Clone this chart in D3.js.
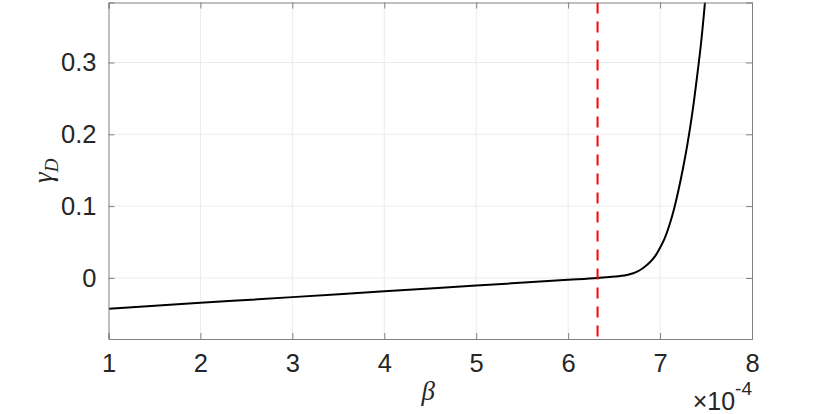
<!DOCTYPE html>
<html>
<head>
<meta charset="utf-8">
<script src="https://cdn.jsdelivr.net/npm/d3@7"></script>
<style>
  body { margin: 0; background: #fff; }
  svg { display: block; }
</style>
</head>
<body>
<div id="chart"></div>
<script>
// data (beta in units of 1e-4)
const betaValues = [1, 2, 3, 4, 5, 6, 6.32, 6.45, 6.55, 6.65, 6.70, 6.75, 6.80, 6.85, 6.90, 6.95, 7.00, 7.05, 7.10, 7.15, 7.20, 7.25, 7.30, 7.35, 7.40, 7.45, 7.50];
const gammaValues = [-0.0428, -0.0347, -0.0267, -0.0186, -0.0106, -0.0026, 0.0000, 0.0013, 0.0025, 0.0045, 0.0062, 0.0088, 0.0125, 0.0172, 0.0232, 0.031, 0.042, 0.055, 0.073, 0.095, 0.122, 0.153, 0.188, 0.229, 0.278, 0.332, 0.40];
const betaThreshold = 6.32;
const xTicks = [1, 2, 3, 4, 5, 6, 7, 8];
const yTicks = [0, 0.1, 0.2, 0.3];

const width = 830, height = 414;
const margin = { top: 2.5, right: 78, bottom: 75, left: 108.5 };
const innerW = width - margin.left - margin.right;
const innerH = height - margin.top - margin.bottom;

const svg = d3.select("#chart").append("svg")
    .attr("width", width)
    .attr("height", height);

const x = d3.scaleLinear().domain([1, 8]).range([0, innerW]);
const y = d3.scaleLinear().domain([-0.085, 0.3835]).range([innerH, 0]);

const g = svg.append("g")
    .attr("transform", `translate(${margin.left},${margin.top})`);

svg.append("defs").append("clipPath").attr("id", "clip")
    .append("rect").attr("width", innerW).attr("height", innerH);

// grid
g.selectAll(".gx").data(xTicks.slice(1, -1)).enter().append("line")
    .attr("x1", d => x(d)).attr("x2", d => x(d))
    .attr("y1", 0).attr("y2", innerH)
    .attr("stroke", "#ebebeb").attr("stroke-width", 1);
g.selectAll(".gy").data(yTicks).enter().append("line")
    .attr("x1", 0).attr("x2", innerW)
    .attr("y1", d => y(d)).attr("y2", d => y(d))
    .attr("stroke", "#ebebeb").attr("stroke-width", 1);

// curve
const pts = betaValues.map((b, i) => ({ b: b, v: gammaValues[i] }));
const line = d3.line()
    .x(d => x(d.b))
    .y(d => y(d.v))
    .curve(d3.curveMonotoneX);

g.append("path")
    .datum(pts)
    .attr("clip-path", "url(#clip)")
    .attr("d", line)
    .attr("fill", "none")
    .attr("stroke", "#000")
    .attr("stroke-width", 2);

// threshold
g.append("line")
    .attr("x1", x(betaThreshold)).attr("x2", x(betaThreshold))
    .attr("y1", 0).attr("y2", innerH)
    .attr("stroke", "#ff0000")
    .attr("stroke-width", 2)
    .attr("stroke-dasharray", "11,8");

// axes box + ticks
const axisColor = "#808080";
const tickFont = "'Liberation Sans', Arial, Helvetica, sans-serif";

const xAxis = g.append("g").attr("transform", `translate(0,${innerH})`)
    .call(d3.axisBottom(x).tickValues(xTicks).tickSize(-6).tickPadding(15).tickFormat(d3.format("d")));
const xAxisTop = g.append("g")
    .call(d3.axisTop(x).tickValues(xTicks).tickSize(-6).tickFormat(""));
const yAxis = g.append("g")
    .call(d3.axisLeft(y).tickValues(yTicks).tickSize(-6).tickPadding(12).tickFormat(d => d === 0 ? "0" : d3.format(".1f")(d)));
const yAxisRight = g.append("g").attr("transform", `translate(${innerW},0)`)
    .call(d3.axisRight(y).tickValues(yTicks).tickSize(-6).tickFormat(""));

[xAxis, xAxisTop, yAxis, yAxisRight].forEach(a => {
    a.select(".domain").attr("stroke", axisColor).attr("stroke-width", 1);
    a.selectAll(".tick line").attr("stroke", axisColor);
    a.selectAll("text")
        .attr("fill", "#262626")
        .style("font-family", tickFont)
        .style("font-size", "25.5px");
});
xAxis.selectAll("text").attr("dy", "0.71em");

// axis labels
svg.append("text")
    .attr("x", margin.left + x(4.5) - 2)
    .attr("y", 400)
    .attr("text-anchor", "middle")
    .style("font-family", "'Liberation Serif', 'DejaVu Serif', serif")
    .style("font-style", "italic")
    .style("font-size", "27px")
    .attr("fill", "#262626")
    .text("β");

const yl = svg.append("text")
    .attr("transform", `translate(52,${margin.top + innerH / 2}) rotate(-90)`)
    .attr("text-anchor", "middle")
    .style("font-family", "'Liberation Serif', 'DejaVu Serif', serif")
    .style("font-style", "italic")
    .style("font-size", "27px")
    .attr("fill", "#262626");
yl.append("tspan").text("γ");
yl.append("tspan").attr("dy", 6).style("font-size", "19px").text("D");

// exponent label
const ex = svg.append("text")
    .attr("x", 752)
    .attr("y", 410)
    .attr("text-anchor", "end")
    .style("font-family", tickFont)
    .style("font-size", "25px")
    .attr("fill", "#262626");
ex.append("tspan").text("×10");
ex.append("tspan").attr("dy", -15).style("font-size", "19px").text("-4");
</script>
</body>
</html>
————
◆ **Exercise prompt**:
Copy exactly the lines running from the beginning of the listing through the line that has "const yTicks = [0, 0.1, 0.2, 0.3];". Drop the pictures.

◆ **Written answer**:
Clone this chart in D3.js.
<!DOCTYPE html>
<html>
<head>
<meta charset="utf-8">
<script src="https://cdn.jsdelivr.net/npm/d3@7"></script>
<style>
  body { margin: 0; background: #fff; }
  svg { display: block; }
</style>
</head>
<body>
<div id="chart"></div>
<script>
// data (beta in units of 1e-4)
const betaValues = [1, 2, 3, 4, 5, 6, 6.32, 6.45, 6.55, 6.65, 6.70, 6.75, 6.80, 6.85, 6.90, 6.95, 7.00, 7.05, 7.10, 7.15, 7.20, 7.25, 7.30, 7.35, 7.40, 7.45, 7.50];
const gammaValues = [-0.0428, -0.0347, -0.0267, -0.0186, -0.0106, -0.0026, 0.0000, 0.0013, 0.0025, 0.0045, 0.0062, 0.0088, 0.0125, 0.0172, 0.0232, 0.031, 0.042, 0.055, 0.073, 0.095, 0.122, 0.153, 0.188, 0.229, 0.278, 0.332, 0.40];
const betaThreshold = 6.32;
const xTicks = [1, 2, 3, 4, 5, 6, 7, 8];
const yTicks = [0, 0.1, 0.2, 0.3];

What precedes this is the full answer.